There are a couple of service dog-related things I wanted to write down. I have been meaning to for a while, but they keep getting lost.
Sometimes, when I’m following someone, and we slow down, the person I’m following will start saying, “Come on puppy, come this way, come on!” Then they wonder why I sternly tell them to please stop doing that. Here’s why I get a little annoyed.
When the dog slows down, it’s not always just because. She slows down so that she can indicate to me that there’s something important ahead. There are stairs. It’s a tight space. There’s something that you’re going to hit your head on. She slows down so either she can navigate the place safely, or I can figure out what to do, such as reach up and block the oncoming tree branch from hitting me.
If you start urging my dog forward, she may go faster than she should, and I won’t know why she slowed down in the first place. That is I won’t know until I slam into, or fall down, the reason for the slowing down. Sure, she guides me around things, but there is a part of this process that involves her communicating, and me finding what she’s trying to show me. Since she can’t talk to me with a voice, all she has is body movements. If you tell her to not do those things, and she listens to you, you end up distracting her, and you’re actually running the risk that I will hurt myself.
What would be more useful, as always, is to talk to me. Tell me there’s nothing in front of me, we don’t have to slow down. Then I can tell my dog to speed up and feel confident doing it. Or, look around and see if there’s something you may not have noticed. Is there something coming up that might be good to know about? Are we headed for a crowd of people? Maybe there’s a reason the dog is slowing down, and letting her do her job is the order of the day. Again, you could tell me about it if you want to, but don’t talk to the dog!
On a completely different note, a couple of years ago, a man and his service dog died in a fire. It sounds like the fire started in his unit, and although it was small, it was difficult to deal with. From the article,
“The fire wasn’t overwhelmingly large but there was zero visibility. There were heavy smoke conditions,” said fire Platoon Chief Kevin Karley.
I often got asked why the dog didn’t drag this man to safety. Keep in mind a few things.
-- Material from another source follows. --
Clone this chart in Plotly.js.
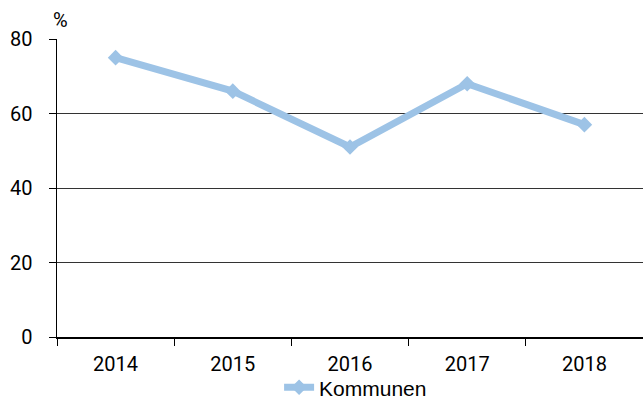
<!DOCTYPE html>
<html><head><meta charset="utf-8">
<script src="https://cdn.plot.ly/plotly-3.0.1.min.js"></script>
<style>body{margin:0;padding:0;background:#fff}#chart{width:643px;height:400px}</style>
</head><body><div id="chart"></div>
<script>
const years = ["2014", "2015", "2016", "2017", "2018"];
const kommunen = [75, 66, 51, 68, 57];
const seriesName = "Kommunen";
const yTicks = [0, 20, 40, 60, 80];

const narrow = "Roboto, sans-serif";
const trace = {
  x: years, y: kommunen, type: "scatter", mode: "lines+markers", name: seriesName,
  line: {color: "#9DC3E6", width: 7},
  marker: {symbol: "diamond", size: 12, color: "#9DC3E6"}
};
const layout = {
  width: 643, height: 400,
  margin: {l: 57, r: 0, t: 39, b: 63, autoexpand: false},
  paper_bgcolor: "#fff", plot_bgcolor: "#fff",
  showlegend: true,
  legend: {orientation: "h", x: 0.379, xanchor: "left", y: -0.17, yanchor: "middle",
           bgcolor: "rgba(0,0,0,0)",
           font: {family: "Liberation Sans, Arial, sans-serif", size: 21, color: "#000"}},
  xaxis: {type: "category", range: [-0.5, 4.5], tickson: "boundaries", ticks: "outside", ticklen: 7, tickcolor: "#000",
          showline: true, linecolor: "#000", linewidth: 1.5, showgrid: false, ticklabelstandoff: 8,
          tickfont: {family: narrow, size: 20, color: "#000"}, fixedrange: true},
  yaxis: {range: [0, 80], tickvals: yTicks, ticks: "outside", ticklen: 7, tickcolor: "#000",
          showline: true, linecolor: "#000", linewidth: 1.5, showgrid: true, gridcolor: "#333", gridwidth: 1,
          ticklabelstandoff: 12,
          zeroline: false, tickfont: {family: narrow, size: 20, color: "#000"}},
  annotations: [{text: "%", xref: "paper", yref: "paper", x: 0, y: 1, xanchor: "left", yanchor: "bottom",
                 xshift: -6, yshift: 5, showarrow: false,
                 font: {family: narrow, size: 20, color: "#000"}}]
};
Plotly.newPlot("chart", [trace], layout, {displayModeBar: false, staticPlot: true});
</script></body></html>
- This man was in a wheelchair, so might not have been able to easily get into his chair,
- the fire was right in his unit,
- people are expecting a dog to be superhuman.
First off, usually service dogs aren’t dragging the person around, even if the person they’re with is in a wheelchair. They’re picking up dropped items, or pushing door buttons, that sort of thing. I don’t think a dog is like an ant, where they can carry more than their own weight.
On top of that, trained firefighters were saying that it was hard to navigate in there. Now, imagine a dog trying to drag a big man out of there. Even if he could, which I would think would be difficult on a good day, it would be pretty impossible when the fire was right there.
Then there’s the issue of the door. I know that special skills dogs can open doors, but a lot of the time, I think they do it by pushing a button. What if the button wasn’t working because of the fire? I guess sometimes you can tie something to the door so they can pull it open, but what if he didn’t do that? What if he had a clicker for his door, so didn’t have a rope tied on there for an emergency situation? At the very most, if the dog was trained for it, he could have pushed a button on the guy’s phone to call 911. But that might not have been enough.
And then there’s the obvious factor of the apartment being one big smoke cloud. How long until the poor dog was overwhelmed?
I just felt bad for the dog, who everyone came just short of blaming for not saving this guy. Service dogs do a lot, but they have their limits.
I hope this clears up some things for some people. Those two thoughts have come up a lot, so I thought I would make an attempt at trying to explain them. Perhaps people who know more about special skills dogs can either tell me I’m full of it or add more about the second scenario, but I know how I feel about the first one and I don’t think I’m alone.